Park Superintendent Bill Laitner urged clam diggers to be especially careful at Kalaloch during this week’s dig.
“Kalaloch is considerably more remote than the other clamming beaches, and visitors should be prepared for primitive conditions,” said Laitner. “With no streetlights or lighted buildings in the area, flashlights or lanterns are a necessity.”

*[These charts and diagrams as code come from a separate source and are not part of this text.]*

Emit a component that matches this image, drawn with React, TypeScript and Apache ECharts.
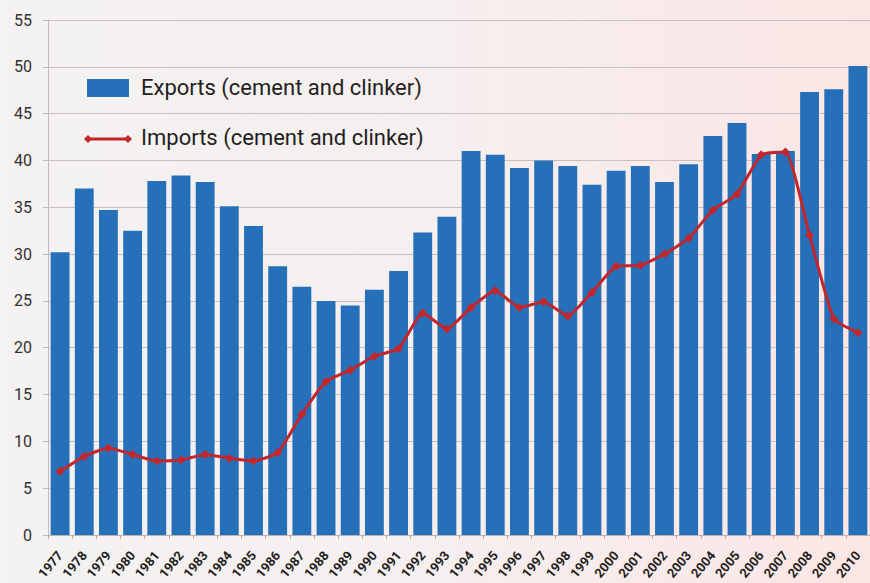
import React, { useEffect, useRef } from "react";
import * as echarts from "echarts";

const years = [
  "1977","1978","1979","1980","1981","1982","1983","1984","1985","1986",
  "1987","1988","1989","1990","1991","1992","1993","1994","1995","1996",
  "1997","1998","1999","2000","2001","2002","2003","2004","2005","2006",
  "2007","2008","2009","2010",
];
const exportsData = [
  30.2, 37.0, 34.7, 32.5, 37.8, 38.4, 37.7, 35.1, 33.0, 28.7,
  26.5, 25.0, 24.5, 26.2, 28.2, 32.3, 34.0, 41.0, 40.6, 39.2,
  40.0, 39.4, 37.4, 38.9, 39.4, 37.7, 39.6, 42.6, 44.0, 40.7,
  41.0, 47.3, 47.6, 50.1,
];
const importsData = [
  6.8, 8.4, 9.3, 8.6, 7.9, 8.0, 8.6, 8.2, 7.9, 8.8,
  12.9, 16.4, 17.6, 19.1, 19.9, 23.7, 22.0, 24.3, 26.1, 24.3,
  24.9, 23.4, 25.9, 28.7, 28.8, 30.0, 31.7, 34.7, 36.4, 40.6,
  40.9, 32.0, 23.1, 21.6,
];
const legendLabels = ["Exports (cement and clinker)", "Imports (cement and clinker)"];

const BLUE = "#2670b9";
const RED = "#c1272d";
const FONT = "Roboto, 'Open Sans', sans-serif";

export default function App() {
  const ref = useRef<HTMLDivElement>(null);
  useEffect(() => {
    if (!ref.current) return;
    const chart = echarts.init(ref.current, null, { renderer: "svg" });
    const diamond = (cx: number, cy: number) => ({
      type: "polygon",
      shape: { points: [[cx, cy - 4], [cx + 4, cy], [cx, cy + 4], [cx - 4, cy]] },
      style: { fill: RED },
      z: 100,
    });
    chart.setOption({
      animation: false,
      backgroundColor: "transparent",
      grid: { left: 48, right: -4, top: 20, bottom: 48, containLabel: false },
      xAxis: {
        type: "category",
        data: years,
        axisLine: { show: true, lineStyle: { color: "#b9b3b3", width: 1 } },
        axisTick: { show: true, length: 4, lineStyle: { color: "#c9a9a0" } },
        axisLabel: {
          rotate: 50,
          interval: 0,
          margin: 18,
          fontFamily: FONT,
          fontSize: 13,
          fontWeight: "bold",
          color: "#231f20",
        },
      },
      yAxis: {
        type: "value",
        min: 0,
        max: 55,
        interval: 5,
        axisLine: { show: true, lineStyle: { color: "#c0baba", width: 1 } },
        axisTick: { show: true, length: 5, lineStyle: { color: "#c0baba" } },
        splitLine: { show: true, lineStyle: { color: "#c6c0c0", width: 1 } },
        axisLabel: {
          margin: 16,
          fontFamily: FONT,
          fontSize: 16,
          color: "#333030",
        },
      },
      series: [
        {
          name: legendLabels[0],
          type: "bar",
          data: exportsData,
          barCategoryGap: "22%",
          itemStyle: { color: BLUE },
        },
        {
          name: legendLabels[1],
          type: "line",
          data: importsData,
          smooth: 0.15,
          symbol: "diamond",
          symbolSize: 9,
          lineStyle: { color: RED, width: 3 },
          itemStyle: { color: RED },
          z: 5,
        },
      ],
      graphic: [
        { type: "rect", shape: { x: 87, y: 79, width: 42, height: 18 }, style: { fill: BLUE } },
        {
          type: "text",
          x: 141,
          y: 87,
          style: { text: legendLabels[0], fontFamily: FONT, fontSize: 22, fill: "#231f20", verticalAlign: "middle" },
        },
        { type: "line", shape: { x1: 88, y1: 139, x2: 128, y2: 139 }, style: { stroke: RED, lineWidth: 3 } },
        diamond(88, 139),
        diamond(128, 139),
        {
          type: "text",
          x: 141,
          y: 137,
          style: { text: legendLabels[1], fontFamily: FONT, fontSize: 22, fill: "#231f20", verticalAlign: "middle" },
        },
      ],
    });
    return () => chart.dispose();
  }, []);
  return (
    <div
      style={{
        position: "fixed",
        left: 0,
        top: 0,
        width: 870,
        height: 583,
        background: "linear-gradient(to right, #f4f2f2 0%, #f6efef 50%, #fbe6e5 100%)",
      }}
    >
      <div ref={ref} style={{ width: 870, height: 583 }} />
    </div>
  );
}
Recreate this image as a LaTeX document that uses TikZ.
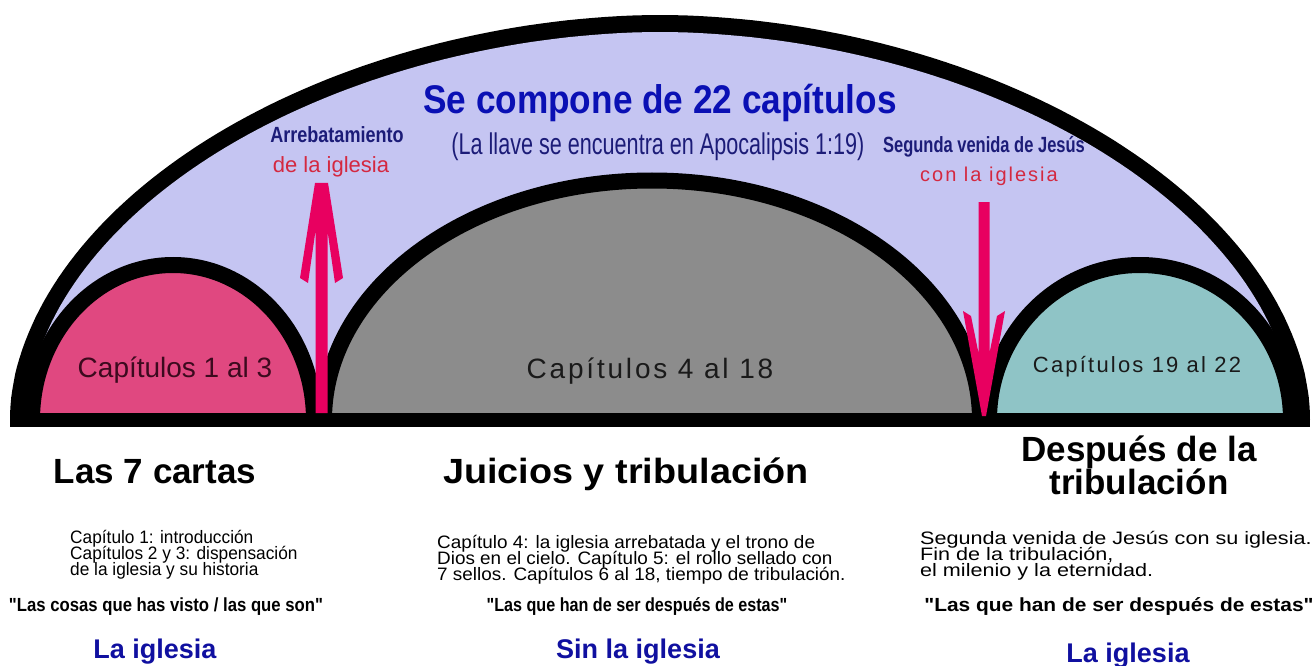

For best results under any conditions, Ayres recommends that diggers hit the beach at least an hour before low tide. Evening low tides during this week’s digs are:
- Friday, Feb. 24: 3:43 p.m. +0.4 ft.
- Saturday, Feb. 25: 4:37 p.m. -0.2 ft.
- Sunday, Feb. 26: 5:25 p.m., -0.5 ft.
Once this week’s dig is over, WDFW will determine whether enough clams remain to be harvested under this year’s quota for another afternoon dig in late March and still provide a series of morning digs in April, Ayres said. News about late-season digs will be announced in mid-March, he said.
“A lot of people really look forward to those morning digs in spring, so we give those top priority,” Ayres said. “With luck, we’ll have enough clams available for another afternoon opening as well as some morning digs.”
Locations of the five beaches scheduled to open for the upcoming razor clam dig are:
- Long Beach, from the Columbia River north jetty to Leadbetter Point on the Long Beach Peninsula.
- Twin Harbors, from the south jetty at the mouth of Grays Harbor south to the mouth of Willapa Bay.
- Copalis Beach, which extends from the Grays Harbor north jetty to the Copalis River and includes the Ocean Shores, Oyhut, Ocean City and Copalis areas.
- Mocrocks Beach, from the Copalis River to the Moclips River.
- Kalaloch Beach, from South Beach Campground to Brown's Point (just south of Beach Trail 3) in Olympic National Park. Visitors to the park are advised to consult area bulletin boards for park safety and other information.
Digging is prohibited in the three one-quarter-mile-wide razor clam reserves, which are marked by 10-foot metal poles with signs. The reserves are located just south of the Ocean City access road on Copalis Beach, on the county line approach to Twin Harbors Beach, and 2.8 miles north of the Oysterville access road on Long Beach.